* _Short task_: Skip all pictures. Write out the data below from its first line through the line that contains "from bokeh.resources import INLINE".

* _Material provided_:
== == ==

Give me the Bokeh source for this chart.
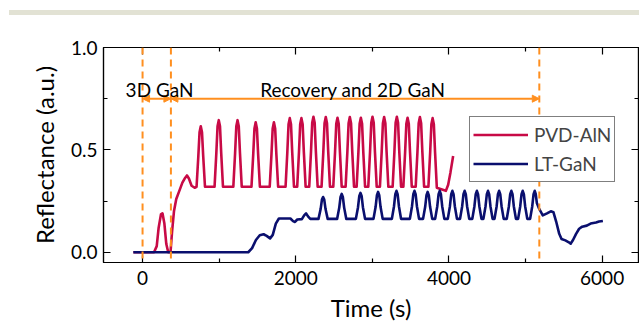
from bokeh.plotting import figure
from bokeh.layouts import column
from bokeh.models import (Range1d, LinearAxis, FixedTicker, Span, Arrow, NormalHead, Div,
                          Label, Legend, LegendItem, NumeralTickFormatter, CustomJSTickFormatter)
from bokeh.embed import file_html
from bokeh.resources import INLINE

# ---------------- data ----------------
pvd_t = [-120, 150, 185, 210, 240, 260, 285, 310, 335, 365, 385, 410, 440, 480, 520, 550, 580, 605, 640, 680,
         705, 728, 744, 760, 776, 792, 815,
         940, 963, 979, 995, 1011, 1027, 1050,
         1185, 1208, 1224, 1240, 1256, 1272, 1295,
         1422, 1445, 1461, 1477, 1493, 1509, 1532,
         1660, 1683, 1699, 1715, 1731, 1747, 1770,
         1867, 1890, 1906, 1922, 1938, 1954, 1977,
         2019, 2042, 2058, 2074, 2090, 2106, 2129,
         2176, 2199, 2215, 2231, 2247, 2263, 2286,
         2337, 2360, 2376, 2392, 2408, 2424, 2447,
         2490, 2513, 2529, 2545, 2561, 2577, 2600,
         2651, 2674, 2690, 2706, 2722, 2738, 2761,
         2795, 2818, 2834, 2850, 2866, 2882, 2905,
         2947, 2970, 2986, 3002, 3018, 3034, 3057,
         3099, 3122, 3138, 3154, 3170, 3186, 3209,
         3265, 3288, 3304, 3320, 3336, 3352, 3375,
         3405, 3428, 3444, 3460, 3476, 3492, 3515,
         3566, 3589, 3605, 3621, 3637, 3653, 3676,
         3732, 3755, 3771, 3787, 3803, 3819, 3842,
         3880, 3920, 3960, 3990, 4020, 4055]
pvd_r = [0.0, 0.0, 0.03, 0.12, 0.185, 0.19, 0.14, 0.04, 0.0, 0.0, 0.10, 0.20, 0.26, 0.30, 0.34, 0.36, 0.375, 0.36, 0.325, 0.315,
         0.32, 0.468, 0.586, 0.615, 0.586, 0.468, 0.32,
         0.32, 0.483, 0.615, 0.645, 0.615, 0.483, 0.32,
         0.32, 0.483, 0.615, 0.645, 0.615, 0.483, 0.32,
         0.32, 0.478, 0.605, 0.635, 0.605, 0.478, 0.32,
         0.32, 0.478, 0.605, 0.635, 0.605, 0.478, 0.32,
         0.32, 0.488, 0.625, 0.655, 0.625, 0.488, 0.32,
         0.32, 0.488, 0.625, 0.655, 0.625, 0.488, 0.32,
         0.32, 0.490, 0.632, 0.662, 0.632, 0.490, 0.32,
         0.32, 0.490, 0.630, 0.660, 0.630, 0.490, 0.32,
         0.32, 0.489, 0.627, 0.657, 0.627, 0.489, 0.32,
         0.32, 0.490, 0.630, 0.660, 0.630, 0.490, 0.32,
         0.32, 0.489, 0.627, 0.657, 0.627, 0.489, 0.32,
         0.32, 0.490, 0.632, 0.662, 0.632, 0.490, 0.32,
         0.32, 0.490, 0.630, 0.660, 0.630, 0.490, 0.32,
         0.32, 0.490, 0.632, 0.662, 0.632, 0.490, 0.32,
         0.32, 0.489, 0.627, 0.657, 0.627, 0.489, 0.32,
         0.32, 0.490, 0.630, 0.660, 0.630, 0.490, 0.32,
         0.32, 0.488, 0.625, 0.655, 0.625, 0.488, 0.315,
         0.31, 0.305, 0.30, 0.33, 0.39, 0.47]

ltg_t = [-120, 1380, 1430, 1480, 1530, 1580, 1620, 1665, 1700, 1740, 1780, 1930, 1965, 1990, 2020, 2080, 2110, 2135, 2160, 2190,
         2297, 2325, 2342, 2357, 2372, 2389, 2417,
         2540, 2568, 2585, 2600, 2615, 2632, 2660,
         2785, 2813, 2830, 2845, 2860, 2877, 2905,
         3015, 3043, 3060, 3075, 3090, 3107, 3135,
         3255, 3283, 3300, 3315, 3330, 3347, 3375,
         3490, 3518, 3535, 3550, 3565, 3582, 3610,
         3662, 3690, 3707, 3722, 3737, 3754, 3782,
         3820, 3848, 3865, 3880, 3895, 3912, 3940,
         3985, 4013, 4030, 4045, 4060, 4077, 4105,
         4145, 4173, 4190, 4205, 4220, 4237, 4265,
         4305, 4333, 4350, 4365, 4380, 4397, 4425,
         4450, 4478, 4495, 4510, 4525, 4542, 4570,
         4595, 4623, 4640, 4655, 4670, 4687, 4715,
         4755, 4783, 4800, 4815, 4830, 4847, 4875,
         4903, 4931, 4948, 4963, 4978, 4995, 5023,
         5060, 5088, 5105, 5120, 5133, 5148, 5175,
         5225, 5280, 5330, 5365, 5400, 5440, 5470, 5520, 5560, 5590, 5620, 5660, 5700, 5740, 5800, 5850, 5920, 5960, 6010]
ltg_r = [0.0, 0.0, 0.02, 0.06, 0.083, 0.088, 0.08, 0.068, 0.085, 0.14, 0.165, 0.165, 0.152, 0.148, 0.16, 0.162, 0.18, 0.19, 0.175, 0.163,
         0.163, 0.211, 0.257, 0.270, 0.257, 0.211, 0.163,
         0.163, 0.218, 0.270, 0.285, 0.270, 0.218, 0.163,
         0.163, 0.220, 0.275, 0.290, 0.275, 0.220, 0.163,
         0.163, 0.222, 0.279, 0.295, 0.279, 0.222, 0.163,
         0.163, 0.225, 0.284, 0.300, 0.284, 0.225, 0.163,
         0.163, 0.225, 0.284, 0.300, 0.284, 0.225, 0.163,
         0.163, 0.222, 0.279, 0.295, 0.279, 0.222, 0.163,
         0.163, 0.225, 0.284, 0.300, 0.284, 0.225, 0.163,
         0.163, 0.225, 0.284, 0.300, 0.284, 0.225, 0.163,
         0.163, 0.225, 0.284, 0.300, 0.284, 0.225, 0.163,
         0.163, 0.225, 0.284, 0.300, 0.284, 0.225, 0.163,
         0.163, 0.225, 0.284, 0.300, 0.284, 0.225, 0.163,
         0.163, 0.225, 0.284, 0.300, 0.284, 0.225, 0.163,
         0.163, 0.225, 0.284, 0.300, 0.284, 0.225, 0.163,
         0.163, 0.225, 0.284, 0.300, 0.284, 0.225, 0.163,
         0.163, 0.225, 0.284, 0.300, 0.285, 0.240, 0.215,
         0.18, 0.19, 0.20, 0.195, 0.15, 0.09, 0.065, 0.058, 0.05, 0.042, 0.06, 0.09, 0.115, 0.125, 0.13, 0.14, 0.145, 0.15, 0.153]

series_names = ["PVD-AlN", "LT-GaN"]
x_ticks = [0, 2000, 4000, 6000]
x_minor = [1000, 3000, 5000]
y_ticks = [0.0, 0.5, 1.0]
y_minor = [0.25, 0.75]
stage_bounds = [0, 370, 5180]          # dashed vertical markers (s)
stage_labels = ["3D GaN", "Recovery and 2D GaN"]
stage_label_x = [222, 2745]
arrow_y = 0.75
label_y = 0.7925

# ---------------- styles ----------------
RED = "#c80a46"
BLUE = "#0a0f6e"
ORANGE = "#ff8f1f"
FONT = "Lato"

p = figure(width=639, height=309, output_backend="svg", toolbar_location=None,
           x_range=Range1d(-510, 6475), y_range=Range1d(-0.05, 1.0),
           min_border_left=103, min_border_right=1, min_border_top=32, min_border_bottom=62)
p.xgrid.visible = False
p.ygrid.visible = False
p.outline_line_color = "black"
p.outline_line_width = 1.2
p.background_fill_color = "white"
p.border_fill_color = "white"


def style_axis(ax, ticks, minor, show_labels):
    ax.ticker = FixedTicker(ticks=ticks, minor_ticks=minor)
    ax.major_tick_in = 7
    ax.major_tick_out = 0
    ax.minor_tick_in = 4
    ax.minor_tick_out = 0
    ax.axis_line_color = "black"
    ax.axis_line_width = 1.2
    ax.major_tick_line_color = "black"
    ax.major_tick_line_width = 1.2
    ax.minor_tick_line_color = "black"
    ax.minor_tick_line_width = 1.2
    if show_labels:
        ax.major_label_text_font = FONT
        ax.major_label_text_font_size = "19px"
        ax.major_label_text_color = "black"
    else:
        ax.formatter = CustomJSTickFormatter(code="return ''")
        ax.major_label_standoff = 0


xa = p.xaxis[0]
ya = p.yaxis[0]
style_axis(xa, x_ticks, x_minor, True)
style_axis(ya, y_ticks, y_minor, True)
ya.formatter = NumeralTickFormatter(format="0.0")
xa.major_label_standoff = 8
ya.major_label_standoff = 6
xa.axis_label = "Time (s)"
ya.axis_label = "Reflectance (a.u.)"
for ax in (xa, ya):
    ax.axis_label_text_font = FONT
    ax.axis_label_text_font_size = "24px"
    ax.axis_label_text_font_style = "normal"
    ax.axis_label_text_color = "black"
xa.axis_label_standoff = 5
ya.axis_label_standoff = 9

top_ax = LinearAxis()
style_axis(top_ax, x_ticks, x_minor, False)
p.add_layout(top_ax, "above")
right_ax = LinearAxis()
style_axis(right_ax, y_ticks, y_minor, False)
p.add_layout(right_ax, "right")

# dashed stage markers
for loc in stage_bounds:
    p.add_layout(Span(location=loc, dimension="height", line_color=ORANGE,
                      line_width=2, line_dash="7 5"))

# stage arrows
for i in range(len(stage_bounds) - 1):
    p.add_layout(Arrow(x_start=stage_bounds[i], y_start=arrow_y,
                       x_end=stage_bounds[i + 1], y_end=arrow_y,
                       line_color=ORANGE, line_width=2,
                       start=NormalHead(size=7, fill_color=ORANGE, line_color=ORANGE, line_width=1),
                       end=NormalHead(size=7, fill_color=ORANGE, line_color=ORANGE, line_width=1)))

for txt, xx in zip(stage_labels, stage_label_x):
    p.add_layout(Label(x=xx, y=label_y, text=txt, text_align="center", text_baseline="alphabetic",
                       text_font=FONT, text_font_size="19px", text_color="black"))

r1 = p.line(pvd_t, pvd_r, line_color=RED, line_width=2.6, line_join="round")
r2 = p.line(ltg_t, ltg_r, line_color=BLUE, line_width=2.6, line_join="round")

legend = Legend(items=[LegendItem(label=series_names[0], renderers=[r1]),
                       LegendItem(label=series_names[1], renderers=[r2])],
                location=(366, 80), margin=0, padding=3, spacing=0,
                glyph_width=55, glyph_height=29, label_height=29, label_width=75,
                label_standoff=6, label_text_font=FONT, label_text_font_size="19px",
                border_line_color="black", border_line_width=1.2,
                background_fill_color="white", background_fill_alpha=1.0)
p.add_layout(legend)

# pale band across the top of the page
band = Div(text="", width=630, height=5, margin=(10, 0, 0, 9),
           styles={"background-color": "#e2e2d4"})

page = column(band, p, spacing=0)
open("out.html", "w").write(file_html(page, INLINE))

== == ==

* _Response_:
Give me the Bokeh source for this chart.
from bokeh.plotting import figure
from bokeh.layouts import column
from bokeh.models import (Range1d, LinearAxis, FixedTicker, Span, Arrow, NormalHead, Div,
                          Label, Legend, LegendItem, NumeralTickFormatter, CustomJSTickFormatter)
from bokeh.embed import file_html
from bokeh.resources import INLINE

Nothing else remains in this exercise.